Samsung podczas tegorocznych targów zaprezentował obrotowy telewizor Sero, stworzony właśnie z myślą o pokoleniu Z. Marka zakłada, że młodych ludzi zainteresuje możliwość pionowego oglądania treści z serwisów społecznościowych na dużym ekranie. Czy tak będzie w rzeczywistości? Z pewnością czas pokaże, jednak rzeczywiście już teraz część konsumentów wykorzystuje telewizor do tego, aby zamiast standardowych kanałów, oglądać na nim właśnie treści internetowe.
#4 Koniec z kupowaniem gotowych kosmetyków?
Marka L’Oréal próbuje wychodzić poza schematy i podczas tegorocznej edycji targów zaprezentowała urządzenie, które przy pomocy sztucznej inteligencji, pozwoli nam stworzyć indywidualnie dobraną szminkę, krem lub podkład. Jak dokładnie będzie to działać? Zanim otrzymamy gotowy produkt, zostanie przeprowadzony z nami wywiad dotyczący naszych potrzeb i preferencji – tak aby następnie maszyna mogła dobrać i połączyć ze sobą składniki dopasowane do naszych indywidualnych wymagań.
Twórcy urządzenia chcą, aby w przyszłości miało ono także możliwość podpięcia się pod konta społecznościowe użytkownika – w ten sposób przygotowanie spersonalizowanych kosmetyków będzie mogło odbywać się na podstawie naszego zdjęcia.
#5 Nowy wymiar asystentów głosowych
Asystenci głosowi, tacy jak Siri czy Alexa zaczynają wpisywać się w naszą codzienność, czy pora zatem zrobić kolejny krok? Samsung podczas tegorocznej edycji przedstawił pierwsze efekty swojej pracy nad stworzeniem wirtualnego człowieka o nazwie Neon.
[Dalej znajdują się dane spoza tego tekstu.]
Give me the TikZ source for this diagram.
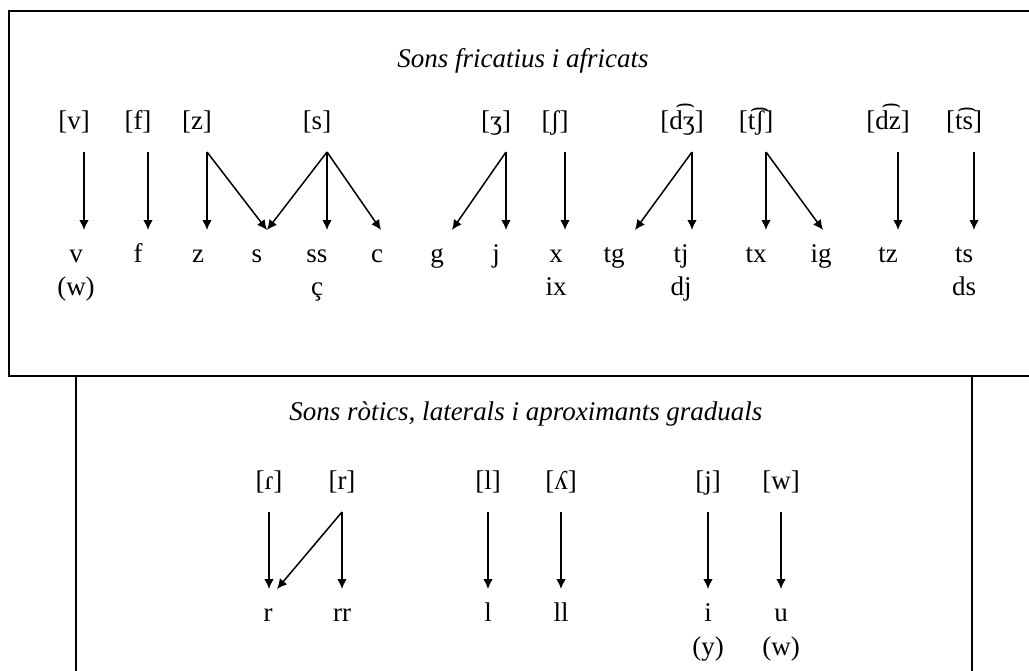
\documentclass[tikz,border=0pt]{standalone}
\usepackage{fontspec}
\setmainfont{Liberation Serif}
\usetikzlibrary{arrows.meta}

\newcommand\txtsize{\fontsize{13.5}{16}\selectfont}
\tikzset{
  ipa/.style={font=\txtsize, text height=9pt, text depth=3pt, inner sep=0pt, outer xsep=0pt, outer ysep=8.5pt},
  wd/.style={font=\txtsize, text height=8pt, text depth=3pt, inner sep=0pt, outer xsep=0pt, outer ysep=8pt},
  ttl/.style={font=\txtsize\itshape, anchor=base, inner sep=0pt},
  box/.style={line width=1pt},
  arr/.style={-{Latex[length=5pt,width=4.8pt]}, line width=0.75pt}
}

\begin{document}
\begin{tikzpicture}[x=0.5pt, y=-0.5pt]
  \useasboundingbox (0,0) rectangle (1029,670);
  % frames
  \draw[box] (9,11) rectangle (1045,376);
  \draw[box] (76,376) rectangle (972,700);

  % fricatives and affricates
  \node[ttl] (title1) at (523,67) {Sons fricatius i africats};
  \node[ipa] (pv) at (74,123) {[v]};
  \node[ipa] (pf) at (138,123) {[f]};
  \node[ipa] (pz) at (197,123) {[z]};
  \node[ipa] (ps) at (317,123) {[s]};
  \node[ipa] (pzh) at (496,123) {[ʒ]};
  \node[ipa] (psh) at (555,123) {[ʃ]};
  \node[ipa] (pdzh) at (682,123) {[d͡ʒ]};
  \node[ipa] (ptsh) at (756,123) {[t͡ʃ]};
  \node[ipa] (pdz) at (888,123) {[d͡z]};
  \node[ipa] (pts) at (964,123) {[t͡s]};

  \node[wd] (wv) at (76,257) {v};
  \node[wd] (wf) at (138,257) {f};
  \node[wd] (wz) at (198,257) {z};
  \node[wd] (ws) at (257,257) {s};
  \node[wd] (wss) at (317,257) {ss};
  \node[wd] (wc) at (377,257) {c};
  \node[wd] (wg) at (437,257) {g};
  \node[wd] (wj) at (496,257) {j};
  \node[wd] (wx) at (556,257) {x};
  \node[wd] (wtg) at (614,257) {tg};
  \node[wd] (wtj) at (681,257) {tj};
  \node[wd] (wtx) at (756,257) {tx};
  \node[wd] (wig) at (821,257) {ig};
  \node[wd] (wtz) at (888,257) {tz};
  \node[wd] (wts) at (964,257) {ts};

  \node[wd] (ww) at (76,290) {(w)};
  \node[wd] (wcc) at (317,290) {ç};
  \node[wd] (wix) at (556,290) {ix};
  \node[wd] (wdj) at (681,290) {dj};
  \node[wd] (wds) at (964,290) {ds};

  \begin{scope}[transform canvas={xshift=5pt}]
    \draw[arr] (pv.south) -- (pv.south |- wv.north);
    \draw[arr] (pf.south) -- (pf.south |- wf.north);
    \draw[arr] (pz.south) -- (pz.south |- wz.north);
    \draw[arr] (pz.south) -- (ws.north);
    \draw[arr] (ps.south) -- (ws.north);
    \draw[arr] (ps.south) -- (ps.south |- wss.north);
    \draw[arr] (ps.south) -- ([xshift=-3pt]wc.north);
    \draw[arr] (pzh.south) -- ([xshift=2.5pt]wg.north);
    \draw[arr] (pzh.south) -- (pzh.south |- wj.north);
    \draw[arr] (psh.south) -- (psh.south |- wx.north);
    \draw[arr] (pdzh.south) -- ([xshift=5.5pt]wtg.north);
    \draw[arr] (pdzh.south) -- (pdzh.south |- wtj.north);
    \draw[arr] (ptsh.south) -- (ptsh.south |- wtx.north);
    \draw[arr] (ptsh.south) -- ([xshift=-4pt]wig.north);
    \draw[arr] (pdz.south) -- (pdz.south |- wtz.north);
    \draw[arr] (pts.south) -- (pts.south |- wts.north);
  \end{scope}

  % rhotics, laterals and approximants
  \node[ttl] (title2) at (526,420) {Sons ròtics, laterals i aproximants graduals};
  \node[ipa] (ptap) at (269,483) {[ɾ]};
  \node[ipa] (ptrill) at (342,483) {[r]};
  \node[ipa] (pl) at (488,483) {[l]};
  \node[ipa] (pll) at (561,483) {[ʎ]};
  \node[ipa] (pj) at (708,483) {[j]};
  \node[ipa] (pw) at (781,483) {[w]};

  \node[wd] (wr) at (268,616) {r};
  \node[wd] (wrr) at (342,616) {rr};
  \node[wd] (wl) at (488,616) {l};
  \node[wd] (wll) at (561,616) {ll};
  \node[wd] (wi) at (708,616) {i};
  \node[wd] (wu) at (781,616) {u};
  \node[wd] (wy) at (708,650) {(y)};
  \node[wd] (ww2) at (781,650) {(w)};

  \draw[arr] (ptap.south) -- (ptap.south |- wr.north);
  \draw[arr] (ptrill.south) -- (ptrill.south |- wrr.north);
  \draw[arr] (ptrill.south) -- ([xshift=4.5pt]wr.north);
  \draw[arr] (pl.south) -- (pl.south |- wl.north);
  \draw[arr] (pll.south) -- (pll.south |- wll.north);
  \draw[arr] (pj.south) -- (pj.south |- wi.north);
  \draw[arr] (pw.south) -- (pw.south |- wu.north);
\end{tikzpicture}
\end{document}
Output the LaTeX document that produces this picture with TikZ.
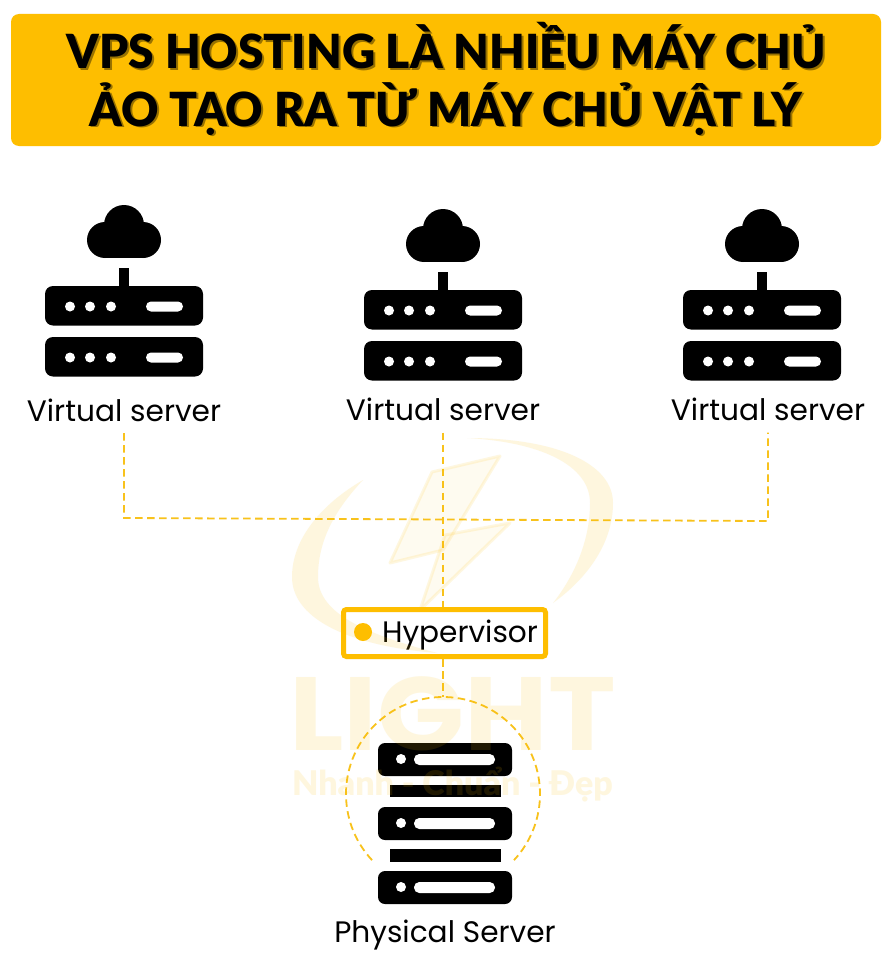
\documentclass[tikz,border=0pt]{standalone}
\usepackage{fontspec}
\setmainfont{Poppins}
\newfontfamily\titlefont[FakeStretch=0.98]{Lato Black}
\newfontfamily\wmfont[FakeStretch=1.1]{Poppins}
\newfontfamily\wmsubfont{Lato Black}
\definecolor{amber}{HTML}{FEBE00}
\definecolor{dash}{HTML}{F8C21C}
\tikzset{
  x=1pt,y=-1pt,
  unit/.style={fill=black,rounded corners=8pt},
  hole/.style={fill=white},
  dashline/.style={draw=dash,line width=1.8pt,dash pattern=on 7.5pt off 4.5pt},
  vlabel/.style={font=\fontsize{29.6}{30}\selectfont,inner sep=0pt,minimum height=46pt,text=black},
  ttl/.style={font=\titlefont\fontsize{47}{50}\selectfont,inner sep=0pt,anchor=base},
  wmark/.style={fill=amber,fill opacity=.13},
}
\newcommand{\vserver}[2]{%
 \begin{scope}[shift={(#1,#2)}]
  \fill[black] (0,225) circle[radius=20];
  \fill[black] (-19,240) circle[radius=18];
  \fill[black] (19,240) circle[radius=18];
  \fill[black] (-19,258) rectangle (19,225);
  \fill[black] (-5,268) rectangle (5,290);
  \foreach \yy in {286,337}{
   \fill[unit] (-79,\yy) rectangle (79,\yy+39.5);
   \foreach \xx in {-54,-34,-13}{\fill[hole] (\xx,\yy+20.5) circle[radius=5];}
   \fill[hole,rounded corners=5pt] (22,\yy+15.5) rectangle (59,\yy+25.5);
  }
 \end{scope}}
\newcommand{\pserver}[1]{%
  \fill[black,rounded corners=7pt] (378,#1) rectangle (512,#1+33);
  \fill[hole] (401,#1+16) circle[radius=5];
  \fill[hole,rounded corners=5.3pt] (414,#1+11) rectangle (495,#1+22);}
\begin{document}
\begin{tikzpicture}
\useasboundingbox (0,0) rectangle (891,955);
\fill[white] (0,0) rectangle (891,955);
% title
\fill[amber,rounded corners=8pt] (11,14) rectangle (881,146);
\node[ttl,text=black,opacity=.4] (ts1) at (448.5,71) {VPS HOSTING LÀ NHIỀU MÁY CHỦ};
\node[ttl,text=black,opacity=.4] (ts2) at (448,128) {ẢO TẠO RA TỪ MÁY CHỦ VẬT LÝ};
\node[ttl,text=black] (t1) at (446.5,69) {VPS HOSTING LÀ NHIỀU MÁY CHỦ};
\node[ttl,text=black] (t2) at (446,126) {ẢO TẠO RA TỪ MÁY CHỦ VẬT LÝ};
% virtual servers
\vserver{124}{0}
\vserver{443}{4}
\vserver{762}{4}
\node[vlabel] (v1) at (124,410) {Virtual server};
\node[vlabel] (v2) at (443,409.5) {Virtual server};
\node[vlabel] (v3) at (768,409.5) {Virtual server};
% hypervisor
\node[draw=amber,line width=5pt,rounded corners=3pt,fill=white,minimum width=202pt,minimum height=47pt,inner sep=0pt] (hyp) at (444.5,633) {};
\fill[amber] (363,632) circle[radius=9];
\node[inner sep=0pt,anchor=base,font=\fontsize{29.6}{30}\selectfont,text=black] (hyptext) at (460,642) {Hypervisor};
% connectors
\coordinate (j1) at (124,518);
\coordinate (j3) at (768,521);
\coordinate (ringtop) at (443,697);
\draw[dashline] (v1.south) -- (j1) -- (j3) -- (v3.south);
\draw[dashline] (v2.south) -- (v2.south |- hyp.north);
\draw[dashline] (ringtop |- hyp.south) -- (ringtop);
\draw[dashline] (ringtop) ++(0,97) ++(137:97) arc[start angle=137,end angle=403,radius=97];
% physical server
\pserver{743}
\pserver{807}
\pserver{871}
\fill[black] (390,785) rectangle (501,797);
\fill[black] (390,849) rectangle (501,862);
\node[inner sep=0pt,anchor=base,font=\fontsize{29.6}{30}\selectfont,text=black] (pl) at (445,942) {Physical Server};
% watermark
\node[inner sep=0pt,anchor=base,text=amber,text opacity=.13,font=\wmfont\fontsize{104}{105}\selectfont\bfseries] (wmlight) at (452.5,750) {LIGHT};
\node[inner sep=0pt,anchor=base,text=amber,text opacity=.13,font=\wmsubfont\fontsize{34}{35}\selectfont] (wmsub) at (452.5,795) {Nhanh - Chuẩn - Đẹp};
\fill[wmark] (467,438) .. controls (560,438) and (613,465) .. (613,503) .. controls (613,545) and (585,580) .. (553,603) .. controls (575,575) and (590,540) .. (590,503) .. controls (590,465) and (540,442) .. (467,438) -- cycle;
\fill[wmark] (363,480) .. controls (320,505) and (292,540) .. (292,577) .. controls (292,615) and (340,645) .. (437,653) .. controls (370,635) and (318,615) .. (318,577) .. controls (318,540) and (335,510) .. (363,480) -- cycle;
\fill[wmark,fill opacity=.06,draw=amber,draw opacity=.12,line width=3pt,line join=round] (500,456) -- (432,472) -- (390,563) -- (443,550) -- cycle;
\fill[wmark,fill opacity=.06,draw=amber,draw opacity=.12,line width=3pt,line join=round] (510,523) -- (445,535) -- (420,610) -- cycle;
\end{tikzpicture}
\end{document}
Kim jest Neon? To najprościej rzecz ujmując generowany cyfrowo awatar – do złudzenia przypominający prawdziwego człowieka, z idealnie ludzką mimiką i ruchami. Możemy z nim porozmawiać, zadać pytanie, zapytać o opinię na dany temat… Samsung uważa, że takie awatary będą mogły w przyszłości przekazywać nam na przykład telewizyjne wiadomości, grać w filmach, być trenerami fitnessu – być może będzie to także przestrzeń do prowadzenia komunikacji dla marek?